PROVIDED MATERIAL.
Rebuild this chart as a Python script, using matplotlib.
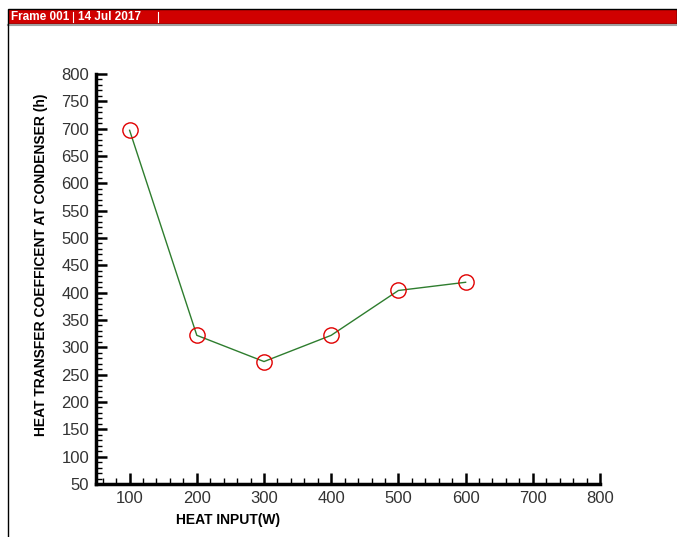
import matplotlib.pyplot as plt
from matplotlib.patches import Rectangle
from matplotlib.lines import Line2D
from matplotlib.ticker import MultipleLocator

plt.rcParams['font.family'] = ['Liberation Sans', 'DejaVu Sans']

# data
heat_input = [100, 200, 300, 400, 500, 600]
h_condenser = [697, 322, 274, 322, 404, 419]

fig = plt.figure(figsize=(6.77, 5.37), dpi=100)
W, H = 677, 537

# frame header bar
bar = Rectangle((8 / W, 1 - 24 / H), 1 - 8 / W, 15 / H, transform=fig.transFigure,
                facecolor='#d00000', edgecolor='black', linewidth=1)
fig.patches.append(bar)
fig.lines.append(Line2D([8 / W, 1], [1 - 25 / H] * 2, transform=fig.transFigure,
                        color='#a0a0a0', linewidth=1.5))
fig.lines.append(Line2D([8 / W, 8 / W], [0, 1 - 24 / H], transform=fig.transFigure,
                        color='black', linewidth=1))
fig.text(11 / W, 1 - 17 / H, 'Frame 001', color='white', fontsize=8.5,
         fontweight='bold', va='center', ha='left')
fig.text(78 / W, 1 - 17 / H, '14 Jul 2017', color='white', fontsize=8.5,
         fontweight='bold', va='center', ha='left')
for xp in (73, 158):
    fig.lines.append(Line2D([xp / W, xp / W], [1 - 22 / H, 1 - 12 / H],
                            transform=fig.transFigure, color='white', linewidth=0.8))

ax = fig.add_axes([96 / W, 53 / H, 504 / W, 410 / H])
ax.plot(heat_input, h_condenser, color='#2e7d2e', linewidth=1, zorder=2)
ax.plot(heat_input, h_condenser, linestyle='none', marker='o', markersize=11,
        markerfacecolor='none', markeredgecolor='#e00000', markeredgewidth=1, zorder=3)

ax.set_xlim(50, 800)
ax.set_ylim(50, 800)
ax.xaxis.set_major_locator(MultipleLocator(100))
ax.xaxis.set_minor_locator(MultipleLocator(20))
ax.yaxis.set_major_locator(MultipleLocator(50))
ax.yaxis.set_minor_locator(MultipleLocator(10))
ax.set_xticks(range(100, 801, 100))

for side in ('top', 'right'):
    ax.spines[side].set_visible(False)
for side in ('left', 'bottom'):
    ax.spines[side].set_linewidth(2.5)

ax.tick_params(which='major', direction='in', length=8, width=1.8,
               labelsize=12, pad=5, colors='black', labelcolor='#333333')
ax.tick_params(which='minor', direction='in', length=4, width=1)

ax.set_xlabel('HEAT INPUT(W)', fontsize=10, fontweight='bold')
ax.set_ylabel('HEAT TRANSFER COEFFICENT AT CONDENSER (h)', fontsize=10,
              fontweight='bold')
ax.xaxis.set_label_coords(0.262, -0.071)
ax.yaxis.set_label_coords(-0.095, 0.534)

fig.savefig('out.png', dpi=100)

PROMPT.
Leave the pictures out and please restate exactly the lines running from the start of the material through the one with "W, H = 677, 537".

FINAL RESULT.
Rebuild this chart as a Python script, using matplotlib.
import matplotlib.pyplot as plt
from matplotlib.patches import Rectangle
from matplotlib.lines import Line2D
from matplotlib.ticker import MultipleLocator

plt.rcParams['font.family'] = ['Liberation Sans', 'DejaVu Sans']

# data
heat_input = [100, 200, 300, 400, 500, 600]
h_condenser = [697, 322, 274, 322, 404, 419]

fig = plt.figure(figsize=(6.77, 5.37), dpi=100)
W, H = 677, 537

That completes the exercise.